Maya Rockeymoore and Meizhu Lui, co-chairs of the Commission to Modernize Social Security, recently wrote an op-ed for the National Journal‘s “The Next America,” a feature on how demography shapes the national agenda. The op-ed discusses the persistence of income and wealth inequality in America:
Fifty years ago, Martin Luther King Jr. argued that the isolation experienced by people of color living “on a lonely island of poverty” is unjust in a nation blessed with a “vast ocean of material prosperity.” Fifty years later, the racial wealth gap is just as stark and immoral, with families of color possessing only a few pennies for every dollar of wealth owned by white families.
The persistence of income and wealth inequality comes from years of disproportionately lower levels of earnings, employment, educational attainment, and ownership of family assets such as homes, stocks/bonds, savings accounts, and businesses. As a result, people of color have had significantly fewer opportunities to build assets over time and often lack the savings to ensure financial security throughout their lifetimes.

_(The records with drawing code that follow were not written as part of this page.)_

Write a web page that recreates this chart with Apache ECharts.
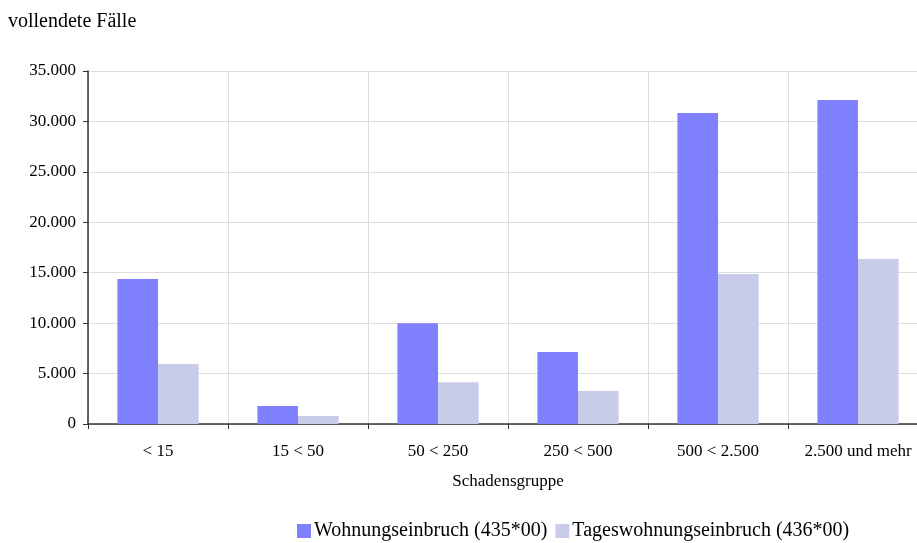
<!DOCTYPE html>
<html>
<head>
<meta charset="utf-8">
<script src="https://cdn.jsdelivr.net/npm/echarts@6/dist/echarts.min.js"></script>
<style>
  html, body { margin: 0; padding: 0; background: #fff; overflow: hidden; }
  #chart { width: 928px; height: 543px; }
</style>
</head>
<body>
<div id="chart"></div>
<script>
    // Schadensgruppen (x-Achse)
    var categories = ['< 15', '15 < 50', '50 < 250', '250 < 500', '500 < 2.500', '2.500 und mehr']
    var wohnung = [14380, 1780, 10000, 7140, 30830, 32120]
    var tageswohnung = [5950, 790, 4150, 3270, 14870, 16360]
    var seriesNames = ['Wohnungseinbruch (435*00)', 'Tageswohnungseinbruch (436*00)']

    var font = 'Liberation Serif'
    // the plot runs a bit past the right window edge, as in the original
    var myChart = echarts.init(document.getElementById('chart'))

    function fmt(v) {
        return String(v).replace(/\B(?=(\d{3})+(?!\d))/g, '.')
    }

    var option = {
        animation: false,
        textStyle: { fontFamily: font, color: '#000' },
        title: {
            text: 'vollendete Fälle',
            left: 3,
            top: 7,
            padding: 5,
            textStyle: { fontFamily: font, fontSize: 20, fontWeight: 'normal', color: '#000' }
        },
        legend: {
            bottom: -3,
            left: 292,
            itemWidth: 14,
            itemHeight: 14,
            itemGap: 8,
            icon: 'rect',
            textStyle: { fontFamily: font, fontSize: 20, color: '#000', padding: [0, 0, 0, -2] },
            data: seriesNames
        },
        grid: {
            left: 88,
            top: 71,
            right: 0,
            bottom: 119
        },
        xAxis: {
            type: 'category',
            data: categories,
            name: 'Schadensgruppe',
            nameLocation: 'middle',
            nameGap: 49,
            nameTextStyle: { fontFamily: font, fontSize: 17, color: '#000' },
            axisLine: { lineStyle: { color: '#333', width: 1.5 } },
            axisTick: { show: true, length: 5, lineStyle: { color: '#333' } },
            axisLabel: { fontFamily: font, fontSize: 17, color: '#000', margin: 19 },
            splitLine: { show: true, lineStyle: { color: '#ddd' } }
        },
        yAxis: {
            type: 'value',
            min: 0,
            max: 35000,
            interval: 5000,
            axisLine: { show: true, lineStyle: { color: '#333', width: 1.5 } },
            axisTick: { show: true, length: 5, lineStyle: { color: '#333' } },
            axisLabel: { fontFamily: font, fontSize: 17, color: '#000', margin: 12, formatter: fmt },
            splitLine: { lineStyle: { color: '#ddd' } }
        },
        series: [
            {
                name: seriesNames[0],
                type: 'bar',
                barGap: '0%',
                barCategoryGap: '42%',
                itemStyle: { color: '#8080ff' },
                data: wohnung
            },
            {
                name: seriesNames[1],
                type: 'bar',
                barGap: '0%',
                barCategoryGap: '42%',
                itemStyle: { color: '#c8cce8' },
                data: tageswohnung
            }
        ]
    }
    myChart.setOption(option)
</script>
</body>
</html>
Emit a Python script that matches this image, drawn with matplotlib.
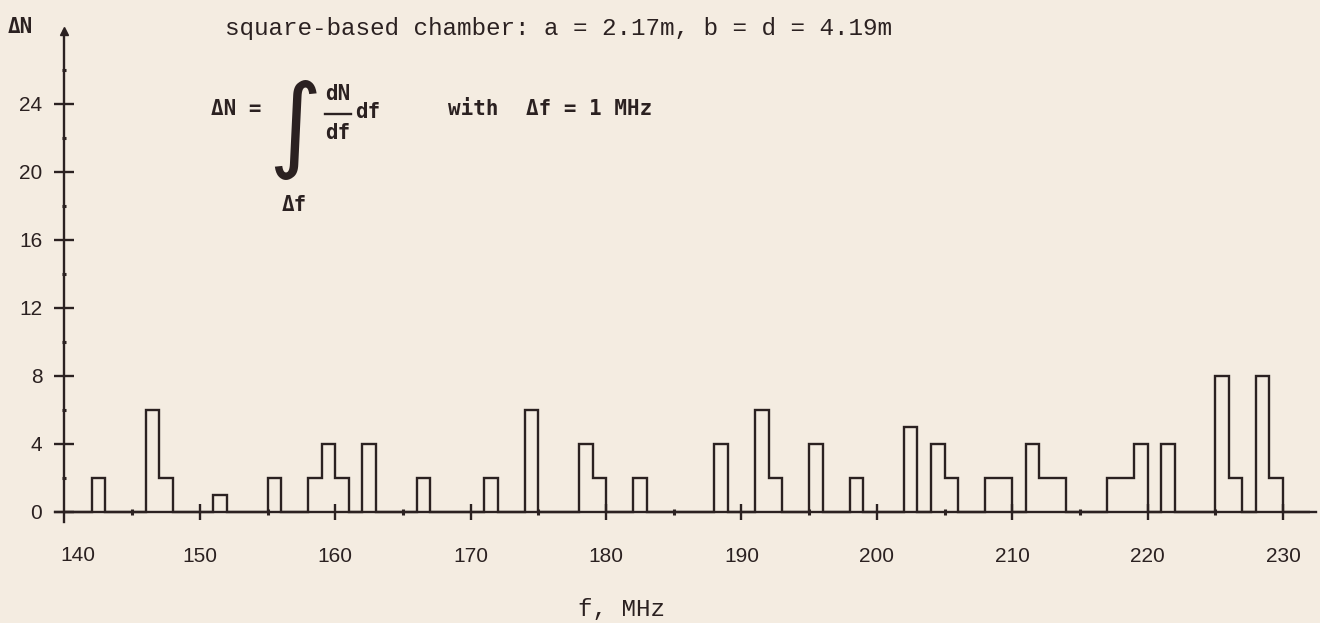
import numpy as np
import matplotlib.pyplot as plt
from matplotlib.lines import Line2D

# left edge of each 1 MHz bin (MHz) and the mode count Delta N in it
bin_left = [142, 146, 147, 151, 155, 158, 159, 160, 162, 166, 171, 174,
            178, 179, 182, 188, 191, 192, 195, 198, 202, 204, 205, 208,
            209, 211, 212, 213, 217, 218, 219, 221, 225, 226, 228, 229]
delta_n = [2, 6, 2, 1, 2, 2, 4, 2, 4, 2, 2, 6,
           4, 2, 2, 4, 6, 2, 4, 2, 5, 4, 2, 2,
           2, 4, 2, 2, 2, 2, 4, 4, 8, 2, 8, 2]

x_ticks = [150, 160, 170, 180, 190, 200, 210, 220, 230]
x_minor = [145, 155, 165, 175, 185, 195, 205, 215, 225]
y_ticks = [0, 4, 8, 12, 16, 20, 24]
y_minor = [2, 6, 10, 14, 18, 22, 26]

f_start, f_stop = 140, 232

BG = "#f4ece1"
INK = "#2b2121"
W, H = 1320, 623


def fpos(x, y):
    # pixel position (from top-left) -> figure fraction
    return x / W, 1 - y / H


def main():
    edges = np.arange(f_start, f_stop + 1)
    counts = np.zeros(len(edges) - 1)
    counts[np.array(bin_left) - f_start] = delta_n

    fig = plt.figure(figsize=(13.2, 6.23), dpi=100, facecolor=BG)
    ax = fig.add_axes([0.0386, 0.1509, 0.958, 0.8186])
    ax.set_facecolor(BG)

    ax.stairs(counts, edges, baseline=0, fill=False, color=INK, linewidth=1.7)

    ax.set_xlim(139.0, 232.4)
    ax.set_ylim(-1, 29)

    for side in ("top", "right"):
        ax.spines[side].set_visible(False)
    ax.spines["left"].set_position(("data", 140))
    ax.spines["bottom"].set_position(("data", 0))
    ax.spines["left"].set_bounds(-0.6, 28.3)
    ax.spines["bottom"].set_bounds(139.3, 232.4)
    for side in ("left", "bottom"):
        ax.spines[side].set_color(INK)
        ax.spines[side].set_linewidth(1.7)

    # arrow head on the y axis
    ax.plot([140], [28.3], marker="^", ms=6, color=INK, clip_on=False)

    ax.set_xticks(x_ticks)
    ax.set_xticks(x_minor, minor=True)
    ax.set_yticks(y_ticks)
    ax.set_yticks(y_minor, minor=True)

    tick_font = dict(family="Liberation Sans", size=15)
    ax.set_xticklabels([str(t) for t in x_ticks], fontdict=tick_font, color=INK)
    ax.set_yticklabels([str(t) for t in y_ticks], fontdict=tick_font, color=INK)

    ax.tick_params(axis="x", which="major", direction="inout", length=11,
                   width=1.7, color=INK, pad=19.5)
    ax.tick_params(axis="x", which="minor", direction="inout", length=4,
                   width=2.2, color=INK)
    ax.tick_params(axis="y", which="major", direction="inout", length=14,
                   width=1.7, color=INK, pad=9)
    ax.tick_params(axis="y", which="minor", direction="inout", length=3,
                   width=2.2, color=INK)

    # the 140 label sits a bit to the right of the y axis
    ax.text(141.0, -2.55, "140", ha="center", va="center", color=INK,
            **tick_font)

    mono = ["Liberation Mono", "DejaVu Sans Mono"]
    fig.text(*fpos(225, 29), "square-based chamber: a = 2.17m, b = d = 4.19m",
             family=mono, size=17.5, color=INK, ha="left", va="center")
    fig.text(*fpos(622, 609), "f, MHz", family=mono, size=17.5, color=INK,
             ha="center", va="center")

    bold = dict(family=["DejaVu Sans Mono"], weight="bold", size=15, color=INK)
    fig.text(*fpos(8, 27), "\u0394N", ha="left", va="center", **bold)

    # formula: dN = int_df dN/df df  with  df = 1 MHz
    fig.text(*fpos(211, 109), "\u0394N =", ha="left", va="center", **bold)
    fig.text(*fpos(295, 130), "\u222b", ha="center", va="center",
             family="DejaVu Sans", size=74, color=INK)
    fig.text(*fpos(338, 94), "dN", ha="center", va="center", **bold)
    fig.text(*fpos(338, 133), "df", ha="center", va="center", **bold)
    fig.add_artist(Line2D([325 / W, 351 / W], [1 - 114 / H, 1 - 114 / H],
                          color=INK, linewidth=1.7))
    fig.text(*fpos(355, 112), "df", ha="left", va="center", **bold)
    fig.text(*fpos(294, 205), "\u0394f", ha="center", va="center", **bold)
    fig.text(*fpos(448, 109), "with", ha="left", va="center", **bold)
    fig.text(*fpos(526, 109), "\u0394f = 1 MHz", ha="left", va="center",
             **bold)

    fig.savefig("out.png", dpi=100, facecolor=BG)


if __name__ == "__main__":
    main()
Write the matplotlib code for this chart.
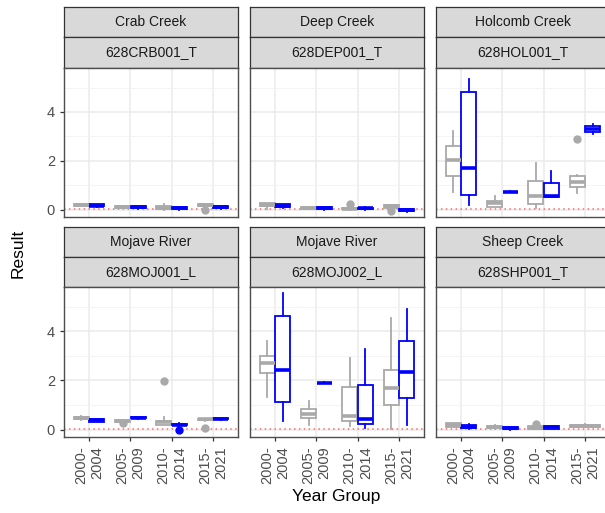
import matplotlib
matplotlib.use("Agg")
import matplotlib.pyplot as plt

plt.rcParams["font.family"] = ["Liberation Sans", "DejaVu Sans"]

# ---- data ----
year_groups = ["2000-\n2004", "2005-\n2009", "2010-\n2014", "2015-\n2021"]
site_names = ["Crab Creek", "Deep Creek", "Holcomb Creek",
              "Mojave River", "Mojave River", "Sheep Creek"]
station_codes = ["628CRB001_T", "628DEP001_T", "628HOL001_T",
                 "628MOJ001_L", "628MOJ002_L", "628SHP001_T"]

# five-number summaries per year group: [whisker low, q1, median, q3, whisker high]
crb_gray = [[0.17, 0.17, 0.20, 0.24, 0.24], [0.05, 0.06, 0.10, 0.14, 0.16],
            [0.00, 0.02, 0.08, 0.13, 0.24], [0.05, 0.14, 0.18, 0.22, 0.24]]
crb_blue = [[0.11, 0.13, 0.17, 0.22, 0.24], [0.04, 0.06, 0.10, 0.14, 0.16],
            [0.00, 0.02, 0.07, 0.10, 0.11], [0.03, 0.06, 0.10, 0.14, 0.16]]
dep_gray = [[0.02, 0.16, 0.20, 0.26, 0.27], [0.02, 0.04, 0.07, 0.10, 0.12],
            [0.00, 0.01, 0.03, 0.06, 0.08], [0.00, 0.08, 0.14, 0.18, 0.18]]
dep_blue = [[0.05, 0.10, 0.15, 0.22, 0.23], [0.00, 0.02, 0.05, 0.09, 0.10],
            [0.00, 0.02, 0.05, 0.08, 0.09], [-0.08, -0.06, -0.02, 0.02, 0.03]]
hol_gray = [[0.72, 1.36, 2.04, 2.62, 3.22], [0.10, 0.12, 0.27, 0.34, 0.54],
            [0.08, 0.23, 0.54, 1.16, 1.90], [0.68, 0.91, 1.12, 1.39, 1.43]]
hol_blue = [[0.18, 0.60, 1.71, 4.83, 5.35], [0.71, 0.72, 0.73, 0.74, 0.75],
            [0.50, 0.52, 0.54, 1.09, 1.60], [3.10, 3.17, 3.29, 3.43, 3.50]]
moj1_gray = [[0.40, 0.42, 0.47, 0.52, 0.55], [0.33, 0.33, 0.36, 0.40, 0.40],
             [0.19, 0.20, 0.30, 0.37, 0.50], [0.37, 0.38, 0.42, 0.45, 0.45]]
moj1_blue = [[0.30, 0.32, 0.38, 0.43, 0.44], [0.45, 0.46, 0.49, 0.52, 0.52],
             [0.05, 0.17, 0.20, 0.24, 0.25], [0.41, 0.42, 0.44, 0.46, 0.46]]
moj2_gray = [[1.32, 2.31, 2.72, 2.99, 3.60], [0.20, 0.46, 0.64, 0.83, 1.16],
             [0.16, 0.34, 0.57, 1.73, 2.93], [0.03, 1.01, 1.70, 2.44, 4.52]]
moj2_blue = [[0.34, 1.14, 2.41, 4.63, 5.54], [1.88, 1.89, 1.90, 1.91, 1.92],
             [0.07, 0.23, 0.44, 1.82, 3.27], [0.20, 1.28, 2.33, 3.62, 4.91]]
shp_gray = [[0.11, 0.12, 0.20, 0.26, 0.27], [0.04, 0.05, 0.10, 0.16, 0.17],
            [0.02, 0.03, 0.08, 0.14, 0.15], [0.10, 0.11, 0.15, 0.20, 0.21]]
shp_blue = [[0.04, 0.05, 0.12, 0.20, 0.22], [0.00, 0.01, 0.05, 0.09, 0.10],
            [0.03, 0.04, 0.10, 0.14, 0.15], None]

# outliers per year group
crb_gray_out = [[], [], [], [0.0]]
dep_gray_out = [[], [], [0.23], [-0.05]]
hol_gray_out = [[], [], [], [2.9]]
moj1_gray_out = [[], [0.27], [1.96], [0.05]]
moj1_blue_out = [[], [], [0.0], []]
shp_gray_out = [[], [], [0.22], []]
no_out = [[], [], [], []]

gray_all = [crb_gray, dep_gray, hol_gray, moj1_gray, moj2_gray, shp_gray]
blue_all = [crb_blue, dep_blue, hol_blue, moj1_blue, moj2_blue, shp_blue]
gray_out_all = [crb_gray_out, dep_gray_out, hol_gray_out, moj1_gray_out, no_out, shp_gray_out]
blue_out_all = [no_out, no_out, no_out, moj1_blue_out, no_out, no_out]

ref_line = 0.02

GRAY = "#A9A9A9"
BLUE = "#0000FF"

# ---- layout in pixels ----
W, H = 605, 513
fig = plt.figure(figsize=(W / 100, H / 100), dpi=100)


def rect(x0, y0, x1, y1):
    return [x0 / W, 1 - y1 / H, (x1 - x0) / W, (y1 - y0) / H]


cols = [(64, 238), (250, 424), (436, 610)]
rows = [dict(s1=(7, 37), s2=(37, 68), p=(68, 217)),
        dict(s1=(227, 257), s2=(257, 287), p=(287, 437))]


def make_stats(s, fl):
    return dict(whislo=s[0], q1=s[1], med=s[2], q3=s[3], whishi=s[4], fliers=fl)


def draw_boxes(ax, stats_list, outs, color, offset, width):
    st, pos = [], []
    for i, s in enumerate(stats_list):
        if s is None:
            continue
        st.append(make_stats(s, outs[i]))
        pos.append(i + 1 + offset)
    ax.bxp(st, positions=pos, widths=width, patch_artist=True, showcaps=False,
           boxprops=dict(facecolor="white", edgecolor=color, linewidth=1.3),
           whiskerprops=dict(color=color, linewidth=1.3),
           medianprops=dict(color=color, linewidth=2.6, solid_capstyle="butt"),
           flierprops=dict(marker="o", markerfacecolor=color, markeredgecolor=color,
                           markersize=5),
           manage_ticks=False, zorder=3)


for k in range(6):
    r, c = divmod(k, 3)
    x0, x1 = cols[c]
    lay = rows[r]

    for key, label in (("s1", site_names[k]), ("s2", station_codes[k])):
        sax = fig.add_axes(rect(x0, lay[key][0], x1, lay[key][1]))
        sax.set_facecolor("#D9D9D9")
        sax.set_xticks([])
        sax.set_yticks([])
        for sp in sax.spines.values():
            sp.set_color("#333333")
            sp.set_linewidth(0.9)
        sax.text(0.5, 0.5, label, ha="center", va="center", fontsize=10,
                 color="#1A1A1A", transform=sax.transAxes)

    ax = fig.add_axes(rect(x0, lay["p"][0], x1, lay["p"][1]))
    ax.set_xlim(0.4, 4.6)
    ax.set_ylim(-0.3, 5.8)
    ax.set_xticks(range(1, 5))
    ax.set_yticks([0, 2, 4])
    ax.set_yticks([1, 3, 5], minor=True)
    ax.grid(True, which="major", color="#EBEBEB", linewidth=1.1, zorder=0)
    ax.grid(True, which="minor", axis="y", color="#F3F3F3", linewidth=0.6, zorder=0)
    ax.set_axisbelow(True)
    for sp in ax.spines.values():
        sp.set_color("#4D4D4D")
        sp.set_linewidth(1.0)

    ax.axhline(ref_line, color="#FF5050", linestyle=(0, (1, 2.2)), linewidth=1.1,
               alpha=0.85, zorder=2)

    blue = blue_all[k]
    gray = gray_all[k]
    # gray and blue dodged; a lone box takes the full width
    gray_single = [g if b is None else None for g, b in zip(gray, blue)]
    gray_pair = [g if b is not None else None for g, b in zip(gray, blue)]
    draw_boxes(ax, gray_pair, gray_out_all[k], GRAY, -0.1875, 0.36)
    if any(g is not None for g in gray_single):
        draw_boxes(ax, gray_single, gray_out_all[k], GRAY, 0.0, 0.72)
    draw_boxes(ax, blue, blue_out_all[k], BLUE, 0.1875, 0.36)

    ax.tick_params(which="both", colors="#333333", length=3, width=0.9,
                   labelcolor="#4D4D4D", labelsize=10.5)
    ax.tick_params(which="minor", length=0)
    if c != 0:
        ax.tick_params(axis="y", left=False, labelleft=False)
    if r == 0:
        ax.tick_params(axis="x", bottom=False, labelbottom=False)
    else:
        ax.set_xticklabels(year_groups, rotation=90, ha="center", va="top",
                           multialignment="right")

fig.text(18 / W, 1 - 253 / H, "Result", rotation=90, ha="center", va="center",
         fontsize=12.5, color="black")
fig.text(336 / W, 1 - 497 / H, "Year Group", ha="center", va="center",
         fontsize=12.5, color="black")

fig.savefig("out.png", dpi=100)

And the need to strengthen Social Security for future generations:
Although Social Security was not prominently mentioned by speakers during the 50th anniversary of the March on Washington for Jobs and Freedom, it is a fact that this program plays an important role in raising the standard of living for all, but especially for people of color. As such, we cannot talk about achieving racial justice or launching a new civil-rights movement without standing in defense of Social Security.
Americans of all racial, ethnic, political, geographic, and gender backgrounds want Social Security preserved and strengthened for the future. It’s time for policymakers in Washington to choose community over chaos by ensuring that Social Security checks are paid in full.